Your task is to repeat the lines below exactly, excluding any pictures they contain.

----- Provided data

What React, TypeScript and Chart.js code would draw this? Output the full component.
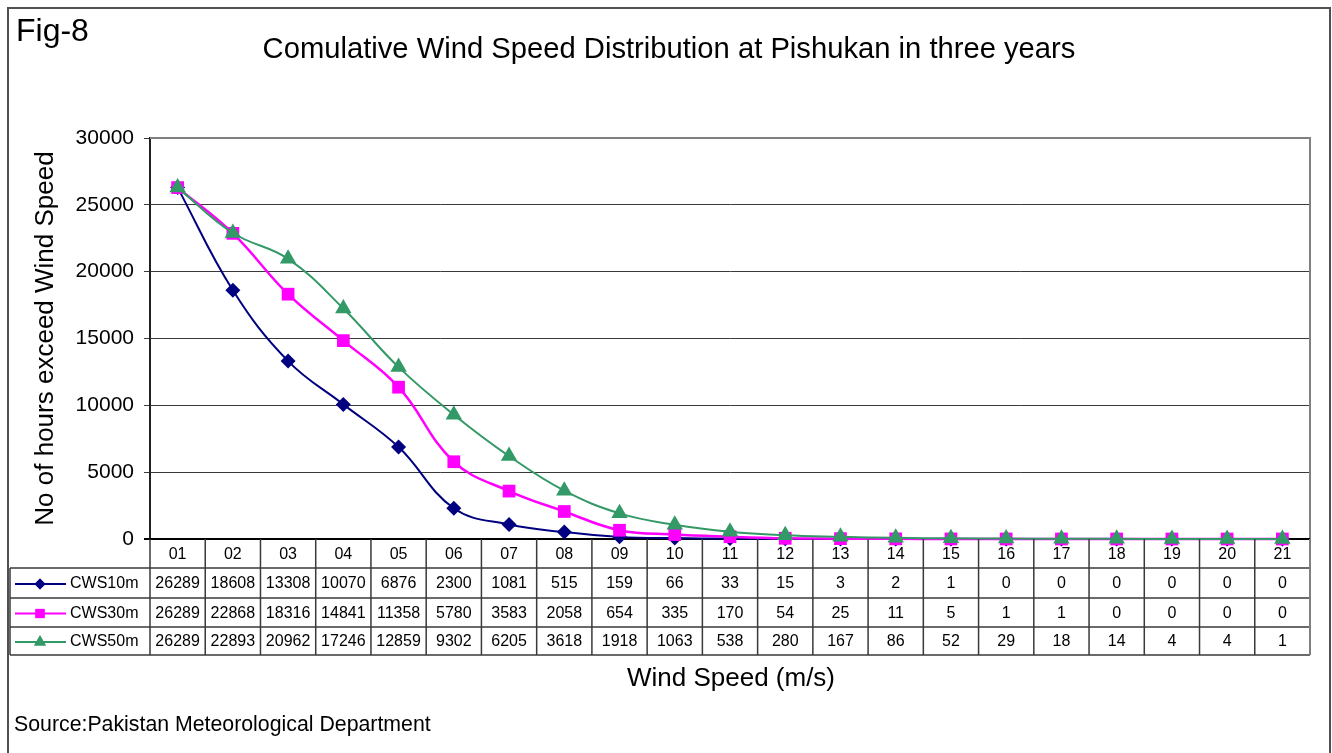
import React, { useEffect, useRef } from "react";
import { Chart, registerables } from "chart.js";
import { drawPoint } from "chart.js/helpers";

Chart.register(...registerables);

const categories = ["01", "02", "03", "04", "05", "06", "07", "08", "09", "10", "11", "12", "13", "14", "15", "16", "17", "18", "19", "20", "21"];
const cws10m = [26289, 18608, 13308, 10070, 6876, 2300, 1081, 515, 159, 66, 33, 15, 3, 2, 1, 0, 0, 0, 0, 0, 0];
const cws30m = [26289, 22868, 18316, 14841, 11358, 5780, 3583, 2058, 654, 335, 170, 54, 25, 11, 5, 1, 1, 0, 0, 0, 0];
const cws50m = [26289, 22893, 20962, 17246, 12859, 9302, 6205, 3618, 1918, 1063, 538, 280, 167, 86, 52, 29, 18, 14, 4, 4, 1];
const yTicks = [0, 5000, 10000, 15000, 20000, 25000, 30000];
const seriesNames = ["CWS10m", "CWS30m", "CWS50m"];

const figLabel = "Fig-8";
const chartTitle = "Comulative Wind Speed Distribution at Pishukan in three years";
const xTitle = "Wind Speed (m/s)";
const yTitle = "No of hours exceed Wind Speed";
const sourceText = "Source:Pakistan Meteorological Department";

const FONT = "'Liberation Sans', Arial, Helvetica, sans-serif";

const styles = [
  { color: "#000080", pointStyle: "rectRot", radius: 7.5, width: 2 },
  { color: "#FF00FF", pointStyle: "rect", radius: 9, width: 2.5 },
  { color: "#339966", pointStyle: "triangle", radius: 9.5, width: 2 },
];

const decor = {
  id: "decor",
  beforeDraw(chart: any) {
    const ctx = chart.ctx;
    ctx.save();
    ctx.fillStyle = "#ffffff";
    ctx.fillRect(0, 0, chart.width, chart.height);
    ctx.restore();
  },
  beforeDatasetsDraw(chart: any) {
    const { ctx, chartArea } = chart;
    const { left, right, top, bottom } = chartArea;
    ctx.save();
    ctx.strokeStyle = "#808080";
    ctx.lineWidth = 2;
    ctx.beginPath();
    ctx.moveTo(left, top);
    ctx.lineTo(right, top);
    ctx.lineTo(right, bottom);
    ctx.stroke();
    ctx.strokeStyle = "#000000";
    ctx.lineWidth = 2;
    ctx.beginPath();
    ctx.moveTo(left - 6, bottom);
    ctx.lineTo(right, bottom);
    ctx.stroke();
    ctx.restore();
  },
  afterDraw(chart: any) {
    const { ctx, chartArea, scales } = chart;
    const { left, right, bottom } = chartArea;
    const x = scales.x;
    const step = x.getPixelForValue(1) - x.getPixelForValue(0);
    const rows = [bottom, bottom + 29, bottom + 59, bottom + 88, bottom + 116];
    const tableLeft = 10;
    ctx.save();

    // outer frame
    ctx.strokeStyle = "#505050";
    ctx.lineWidth = 2;
    ctx.beginPath();
    ctx.moveTo(8, 760);
    ctx.lineTo(8, 8);
    ctx.lineTo(1330, 8);
    ctx.lineTo(1330, 760);
    ctx.stroke();

    // table lines
    ctx.strokeStyle = "#3a3a3a";
    ctx.lineWidth = 1.5;
    ctx.beginPath();
    for (let r = 1; r < rows.length; r++) {
      ctx.moveTo(tableLeft, rows[r]);
      ctx.lineTo(right, rows[r]);
    }
    ctx.moveTo(tableLeft, rows[1]);
    ctx.lineTo(tableLeft, rows[4]);
    for (let i = 0; i < categories.length; i++) {
      const bx = x.getPixelForValue(i) - step / 2;
      ctx.moveTo(bx, rows[0]);
      ctx.lineTo(bx, rows[4]);
    }
    ctx.stroke();
    ctx.strokeStyle = "#808080";
    ctx.lineWidth = 2;
    ctx.beginPath();
    ctx.moveTo(right, rows[0]);
    ctx.lineTo(right, rows[4]);
    ctx.stroke();

    // header labels
    ctx.fillStyle = "#000";
    ctx.textAlign = "center";
    ctx.textBaseline = "middle";
    ctx.font = `16px ${FONT}`;
    categories.forEach((c, i) => {
      ctx.fillText(c, x.getPixelForValue(i), (rows[0] + rows[1]) / 2 + 1);
    });

    // values
    const all = [cws10m, cws30m, cws50m];
    all.forEach((arr, r) => {
      const cy = (rows[r + 1] + rows[r + 2]) / 2 + 1;
      arr.forEach((v, i) => {
        ctx.fillText(String(v), x.getPixelForValue(i), cy);
      });
      // legend key
      const st = styles[r];
      ctx.strokeStyle = st.color;
      ctx.lineWidth = 2;
      ctx.beginPath();
      ctx.moveTo(15, cy);
      ctx.lineTo(66, cy);
      ctx.stroke();
      ctx.fillStyle = st.color;
      drawPoint(ctx, { pointStyle: st.pointStyle as any, radius: st.radius * 0.72, rotation: 0, borderWidth: 0 }, 40, cy);
      ctx.fill();
      ctx.fillStyle = "#000";
      ctx.textAlign = "left";
      ctx.fillText(seriesNames[r], 70, cy);
      ctx.textAlign = "center";
    });

    // texts
    ctx.fillStyle = "#000";
    ctx.textBaseline = "alphabetic";
    ctx.textAlign = "left";
    ctx.font = `32px ${FONT}`;
    ctx.fillText(figLabel, 16, 41);
    ctx.textAlign = "center";
    ctx.font = `29.2px ${FONT}`;
    ctx.fillText(chartTitle, 669, 58);
    ctx.font = `26px ${FONT}`;
    ctx.fillText(xTitle, 731, 686);
    ctx.textAlign = "left";
    ctx.font = `21.3px ${FONT}`;
    ctx.fillText(sourceText, 14, 731);
    ctx.restore();
  },
};

export default function App() {
  const ref = useRef<HTMLCanvasElement | null>(null);
  useEffect(() => {
    if (!ref.current) return;
    const datasets = [cws10m, cws30m, cws50m].map((d, i) => ({
      label: seriesNames[i],
      data: d,
      borderColor: styles[i].color,
      backgroundColor: styles[i].color,
      pointBackgroundColor: styles[i].color,
      pointBorderColor: styles[i].color,
      pointBorderWidth: 0,
      pointStyle: styles[i].pointStyle as any,
      pointRadius: styles[i].radius,
      borderWidth: styles[i].width,
      tension: 0.4,
      fill: false,
      clip: false as any,
      order: 2 - i,
    }));
    const chart = new Chart(ref.current, {
      type: "line",
      data: { labels: categories, datasets },
      options: {
        responsive: false,
        animation: false,
        devicePixelRatio: 1,
        layout: { autoPadding: false, padding: { left: 0, top: 138, right: 22, bottom: 214 } },
        plugins: { legend: { display: false }, title: { display: false }, tooltip: { enabled: false } },
        scales: {
          x: { type: "category", offset: true, display: false },
          y: {
            min: 0,
            max: 30000,
            afterBuildTicks: (s: any) => {
              s.ticks = yTicks.map((v) => ({ value: v }));
            },
            afterFit: (s: any) => {
              s.width = 150;
            },
            grid: { color: "#3a3a3a", lineWidth: 1, tickLength: 6, drawTicks: true },
            border: { color: "#222", width: 2 },
            ticks: {
              font: { family: FONT, size: 21 },
              color: "#000",
              padding: 10,
              callback: (v: any) => String(v),
            },
            title: {
              display: true,
              text: yTitle,
              font: { family: FONT, size: 26 },
              color: "#000",
              padding: { top: 30, bottom: 0 },
            },
          },
        },
      },
      plugins: [decor],
    });
    return () => chart.destroy();
  }, []);
  return (
    <div style={{ position: "fixed", left: 0, top: 0, width: 1332, height: 753, background: "#fff" }}>
      <canvas ref={ref} width={1332} height={753} style={{ width: 1332, height: 753, display: "block" }} />
    </div>
  );
}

----------

| Result |
What React, TypeScript and Chart.js code would draw this? Output the full component.
import React, { useEffect, useRef } from "react";
import { Chart, registerables } from "chart.js";
import { drawPoint } from "chart.js/helpers";

Chart.register(...registerables);

const categories = ["01", "02", "03", "04", "05", "06", "07", "08", "09", "10", "11", "12", "13", "14", "15", "16", "17", "18", "19", "20", "21"];
const cws10m = [26289, 18608, 13308, 10070, 6876, 2300, 1081, 515, 159, 66, 33, 15, 3, 2, 1, 0, 0, 0, 0, 0, 0];
const cws30m = [26289, 22868, 18316, 14841, 11358, 5780, 3583, 2058, 654, 335, 170, 54, 25, 11, 5, 1, 1, 0, 0, 0, 0];
const cws50m = [26289, 22893, 20962, 17246, 12859, 9302, 6205, 3618, 1918, 1063, 538, 280, 167, 86, 52, 29, 18, 14, 4, 4, 1];
const yTicks = [0, 5000, 10000, 15000, 20000, 25000, 30000];
const seriesNames = ["CWS10m", "CWS30m", "CWS50m"];

const figLabel = "Fig-8";
const chartTitle = "Comulative Wind Speed Distribution at Pishukan in three years";
const xTitle = "Wind Speed (m/s)";
const yTitle = "No of hours exceed Wind Speed";
const sourceText = "Source:Pakistan Meteorological Department";

const FONT = "'Liberation Sans', Arial, Helvetica, sans-serif";

const styles = [
  { color: "#000080", pointStyle: "rectRot", radius: 7.5, width: 2 },
  { color: "#FF00FF", pointStyle: "rect", radius: 9, width: 2.5 },
  { color: "#339966", pointStyle: "triangle", radius: 9.5, width: 2 },
];

const decor = {
  id: "decor",
  beforeDraw(chart: any) {
    const ctx = chart.ctx;
    ctx.save();
    ctx.fillStyle = "#ffffff";
    ctx.fillRect(0, 0, chart.width, chart.height);
    ctx.restore();
  },
  beforeDatasetsDraw(chart: any) {
    const { ctx, chartArea } = chart;
    const { left, right, top, bottom } = chartArea;
    ctx.save();
    ctx.strokeStyle = "#808080";
    ctx.lineWidth = 2;
    ctx.beginPath();
    ctx.moveTo(left, top);
    ctx.lineTo(right, top);
    ctx.lineTo(right, bottom);
    ctx.stroke();
    ctx.strokeStyle = "#000000";
    ctx.lineWidth = 2;
    ctx.beginPath();
    ctx.moveTo(left - 6, bottom);
    ctx.lineTo(right, bottom);
    ctx.stroke();
    ctx.restore();
  },
  afterDraw(chart: any) {
    const { ctx, chartArea, scales } = chart;
    const { left, right, bottom } = chartArea;
    const x = scales.x;
    const step = x.getPixelForValue(1) - x.getPixelForValue(0);
    const rows = [bottom, bottom + 29, bottom + 59, bottom + 88, bottom + 116];
    const tableLeft = 10;
    ctx.save();

    // outer frame
    ctx.strokeStyle = "#505050";
    ctx.lineWidth = 2;
    ctx.beginPath();
    ctx.moveTo(8, 760);
    ctx.lineTo(8, 8);
    ctx.lineTo(1330, 8);
    ctx.lineTo(1330, 760);
    ctx.stroke();

    // table lines
    ctx.strokeStyle = "#3a3a3a";
    ctx.lineWidth = 1.5;
    ctx.beginPath();
    for (let r = 1; r < rows.length; r++) {
      ctx.moveTo(tableLeft, rows[r]);
      ctx.lineTo(right, rows[r]);
    }
    ctx.moveTo(tableLeft, rows[1]);
    ctx.lineTo(tableLeft, rows[4]);
    for (let i = 0; i < categories.length; i++) {
      const bx = x.getPixelForValue(i) - step / 2;
      ctx.moveTo(bx, rows[0]);
      ctx.lineTo(bx, rows[4]);
    }
    ctx.stroke();
    ctx.strokeStyle = "#808080";
    ctx.lineWidth = 2;
    ctx.beginPath();
    ctx.moveTo(right, rows[0]);
    ctx.lineTo(right, rows[4]);
    ctx.stroke();

    // header labels
    ctx.fillStyle = "#000";
    ctx.textAlign = "center";
    ctx.textBaseline = "middle";
    ctx.font = `16px ${FONT}`;
    categories.forEach((c, i) => {
      ctx.fillText(c, x.getPixelForValue(i), (rows[0] + rows[1]) / 2 + 1);
    });

    // values
    const all = [cws10m, cws30m, cws50m];
    all.forEach((arr, r) => {
      const cy = (rows[r + 1] + rows[r + 2]) / 2 + 1;
      arr.forEach((v, i) => {
        ctx.fillText(String(v), x.getPixelForValue(i), cy);
      });
      // legend key
      const st = styles[r];
      ctx.strokeStyle = st.color;
      ctx.lineWidth = 2;
      ctx.beginPath();
      ctx.moveTo(15, cy);
      ctx.lineTo(66, cy);
      ctx.stroke();
      ctx.fillStyle = st.color;
      drawPoint(ctx, { pointStyle: st.pointStyle as any, radius: st.radius * 0.72, rotation: 0, borderWidth: 0 }, 40, cy);
      ctx.fill();
      ctx.fillStyle = "#000";
      ctx.textAlign = "left";
      ctx.fillText(seriesNames[r], 70, cy);
      ctx.textAlign = "center";
    });

    // texts
    ctx.fillStyle = "#000";
    ctx.textBaseline = "alphabetic";
    ctx.textAlign = "left";
    ctx.font = `32px ${FONT}`;
    ctx.fillText(figLabel, 16, 41);
    ctx.textAlign = "center";
    ctx.font = `29.2px ${FONT}`;
    ctx.fillText(chartTitle, 669, 58);
    ctx.font = `26px ${FONT}`;
    ctx.fillText(xTitle, 731, 686);
    ctx.textAlign = "left";
    ctx.font = `21.3px ${FONT}`;
    ctx.fillText(sourceText, 14, 731);
    ctx.restore();
  },
};

export default function App() {
  const ref = useRef<HTMLCanvasElement | null>(null);
  useEffect(() => {
    if (!ref.current) return;
    const datasets = [cws10m, cws30m, cws50m].map((d, i) => ({
      label: seriesNames[i],
      data: d,
      borderColor: styles[i].color,
      backgroundColor: styles[i].color,
      pointBackgroundColor: styles[i].color,
      pointBorderColor: styles[i].color,
      pointBorderWidth: 0,
      pointStyle: styles[i].pointStyle as any,
      pointRadius: styles[i].radius,
      borderWidth: styles[i].width,
      tension: 0.4,
      fill: false,
      clip: false as any,
      order: 2 - i,
    }));
    const chart = new Chart(ref.current, {
      type: "line",
      data: { labels: categories, datasets },
      options: {
        responsive: false,
        animation: false,
        devicePixelRatio: 1,
        layout: { autoPadding: false, padding: { left: 0, top: 138, right: 22, bottom: 214 } },
        plugins: { legend: { display: false }, title: { display: false }, tooltip: { enabled: false } },
        scales: {
          x: { type: "category", offset: true, display: false },
          y: {
            min: 0,
            max: 30000,
            afterBuildTicks: (s: any) => {
              s.ticks = yTicks.map((v) => ({ value: v }));
            },
            afterFit: (s: any) => {
              s.width = 150;
            },
            grid: { color: "#3a3a3a", lineWidth: 1, tickLength: 6, drawTicks: true },
            border: { color: "#222", width: 2 },
            ticks: {
              font: { family: FONT, size: 21 },
              color: "#000",
              padding: 10,
              callback: (v: any) => String(v),
            },
            title: {
              display: true,
              text: yTitle,
              font: { family: FONT, size: 26 },
              color: "#000",
              padding: { top: 30, bottom: 0 },
            },
          },
        },
      },
      plugins: [decor],
    });
    return () => chart.destroy();
  }, []);
  return (
    <div style={{ position: "fixed", left: 0, top: 0, width: 1332, height: 753, background: "#fff" }}>
      <canvas ref={ref} width={1332} height={753} style={{ width: 1332, height: 753, display: "block" }} />
    </div>
  );
}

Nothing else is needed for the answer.